本書は、本屋で見つけた。
早稲田大学出版部さんの新刊。
著者は、青学の名誉教授で、早稲田で教鞭をとっているようには見えないが。
元々社会学の先生のようで、ビートルズの専門家ではないものの、ひじょうに上手に、かつ鋭く、ジョンとヨーコの歌詞を分析されている。
ジョンとヨーコは、1970年代初頭、政治活動にのめり込んだが、反戦活動家や、黒人運動家、ウーマンリブの流れに乗せられてしまったというイメージが強かった。
本書を読むと、もっと本気に(特にヨーコ)、自ら取り組んでいたことがわかる。
イマジンが、最強の反戦歌と言われたりもするが、彼らの人気の高さもあり、本気で、当時の政治家達の邪魔者になっていた。

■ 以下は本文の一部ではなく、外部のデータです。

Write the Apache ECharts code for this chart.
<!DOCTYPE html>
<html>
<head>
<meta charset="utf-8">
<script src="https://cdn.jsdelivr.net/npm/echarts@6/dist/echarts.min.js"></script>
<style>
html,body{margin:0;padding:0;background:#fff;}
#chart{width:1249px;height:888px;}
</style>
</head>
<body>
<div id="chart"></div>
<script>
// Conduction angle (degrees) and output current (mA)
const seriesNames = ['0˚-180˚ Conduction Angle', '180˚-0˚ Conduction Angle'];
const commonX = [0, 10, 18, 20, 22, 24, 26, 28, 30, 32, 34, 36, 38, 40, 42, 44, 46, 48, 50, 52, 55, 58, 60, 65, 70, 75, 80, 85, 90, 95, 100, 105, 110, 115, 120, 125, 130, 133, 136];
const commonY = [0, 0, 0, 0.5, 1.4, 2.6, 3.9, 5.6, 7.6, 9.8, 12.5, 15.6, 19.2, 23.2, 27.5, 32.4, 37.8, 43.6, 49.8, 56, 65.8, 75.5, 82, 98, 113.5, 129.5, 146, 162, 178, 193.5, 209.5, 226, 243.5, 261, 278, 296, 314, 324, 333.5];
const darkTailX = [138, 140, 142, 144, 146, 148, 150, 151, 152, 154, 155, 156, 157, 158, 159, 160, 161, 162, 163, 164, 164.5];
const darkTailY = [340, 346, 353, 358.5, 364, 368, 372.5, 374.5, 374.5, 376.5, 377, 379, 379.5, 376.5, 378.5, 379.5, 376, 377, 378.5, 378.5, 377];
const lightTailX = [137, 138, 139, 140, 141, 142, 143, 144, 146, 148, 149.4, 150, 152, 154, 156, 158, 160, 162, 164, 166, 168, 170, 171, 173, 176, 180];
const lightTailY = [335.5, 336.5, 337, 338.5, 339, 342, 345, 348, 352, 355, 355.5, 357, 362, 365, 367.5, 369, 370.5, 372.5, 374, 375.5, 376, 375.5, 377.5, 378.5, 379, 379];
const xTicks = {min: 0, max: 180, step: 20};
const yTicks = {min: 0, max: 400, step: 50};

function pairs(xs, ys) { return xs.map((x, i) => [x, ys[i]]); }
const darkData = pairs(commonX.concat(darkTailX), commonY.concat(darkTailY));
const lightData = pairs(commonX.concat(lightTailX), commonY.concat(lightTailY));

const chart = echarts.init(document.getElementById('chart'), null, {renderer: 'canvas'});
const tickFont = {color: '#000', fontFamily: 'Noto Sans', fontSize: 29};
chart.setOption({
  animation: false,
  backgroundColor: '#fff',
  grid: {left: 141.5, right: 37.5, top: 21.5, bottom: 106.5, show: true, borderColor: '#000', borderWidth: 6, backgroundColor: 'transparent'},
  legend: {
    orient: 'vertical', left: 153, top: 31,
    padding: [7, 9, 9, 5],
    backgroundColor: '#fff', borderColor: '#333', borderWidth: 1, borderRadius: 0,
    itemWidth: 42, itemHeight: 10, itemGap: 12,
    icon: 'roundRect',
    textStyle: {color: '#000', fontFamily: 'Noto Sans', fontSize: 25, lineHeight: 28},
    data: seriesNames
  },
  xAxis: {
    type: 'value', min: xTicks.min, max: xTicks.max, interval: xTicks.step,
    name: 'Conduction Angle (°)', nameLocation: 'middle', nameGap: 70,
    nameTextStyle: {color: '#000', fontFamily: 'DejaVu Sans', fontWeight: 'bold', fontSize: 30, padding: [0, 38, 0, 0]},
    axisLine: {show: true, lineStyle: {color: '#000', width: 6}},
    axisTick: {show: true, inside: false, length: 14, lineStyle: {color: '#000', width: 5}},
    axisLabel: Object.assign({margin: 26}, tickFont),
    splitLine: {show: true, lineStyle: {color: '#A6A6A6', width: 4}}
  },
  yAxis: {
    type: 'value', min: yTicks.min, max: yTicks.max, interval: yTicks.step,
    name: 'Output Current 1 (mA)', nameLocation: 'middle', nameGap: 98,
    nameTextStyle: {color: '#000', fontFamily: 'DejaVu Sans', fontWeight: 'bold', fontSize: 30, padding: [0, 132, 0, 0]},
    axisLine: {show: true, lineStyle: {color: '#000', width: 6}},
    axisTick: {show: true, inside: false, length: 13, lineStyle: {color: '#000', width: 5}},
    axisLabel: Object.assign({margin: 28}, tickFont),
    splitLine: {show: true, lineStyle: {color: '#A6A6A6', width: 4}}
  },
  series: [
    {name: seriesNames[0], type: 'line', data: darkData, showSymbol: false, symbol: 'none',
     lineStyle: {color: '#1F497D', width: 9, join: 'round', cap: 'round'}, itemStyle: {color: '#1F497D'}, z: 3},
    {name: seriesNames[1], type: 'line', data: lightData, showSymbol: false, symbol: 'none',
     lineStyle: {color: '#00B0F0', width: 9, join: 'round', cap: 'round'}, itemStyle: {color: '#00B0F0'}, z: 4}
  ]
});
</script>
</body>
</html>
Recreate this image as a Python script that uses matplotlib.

13曲の歌詞が取り上げられているが、特にヨーコの歌の歌詞は、怖いもの知らず。
改めて読むと、よくもまぁここまで書いたなという感じ。
社会学の先生の著作なので、その歌詞の背景になった当時の状況や、それが、現在のウクライナまで、残念ながら普遍的な課題になっていることに気付かされる。
男女平等についても、ジョンとヨーコは、70年代後半に実践したが、我々は、まだ、道半であることを認識させられる。
LGBTについても然り。
どこまで2人が、当時自覚していたかわからないが、彼らのメッセージは、50年先を見通していたかのようだ。
それにしても、過激なワードの数々。
かなりの放送禁止曲も出たが、お金持ちだから、歯牙にもかけず、直接的なメッセージソングを作り続けた。
マインドゲームズぐらいで落ち着き初めて、ニクソンが辞めてからは、自由を取り戻し、社会に対してではなく、内面的な歌が増えた。
そんなに専門的な本ではないが、より深く、ジョンとヨーコの思想、意図が、理解できて、面白かった。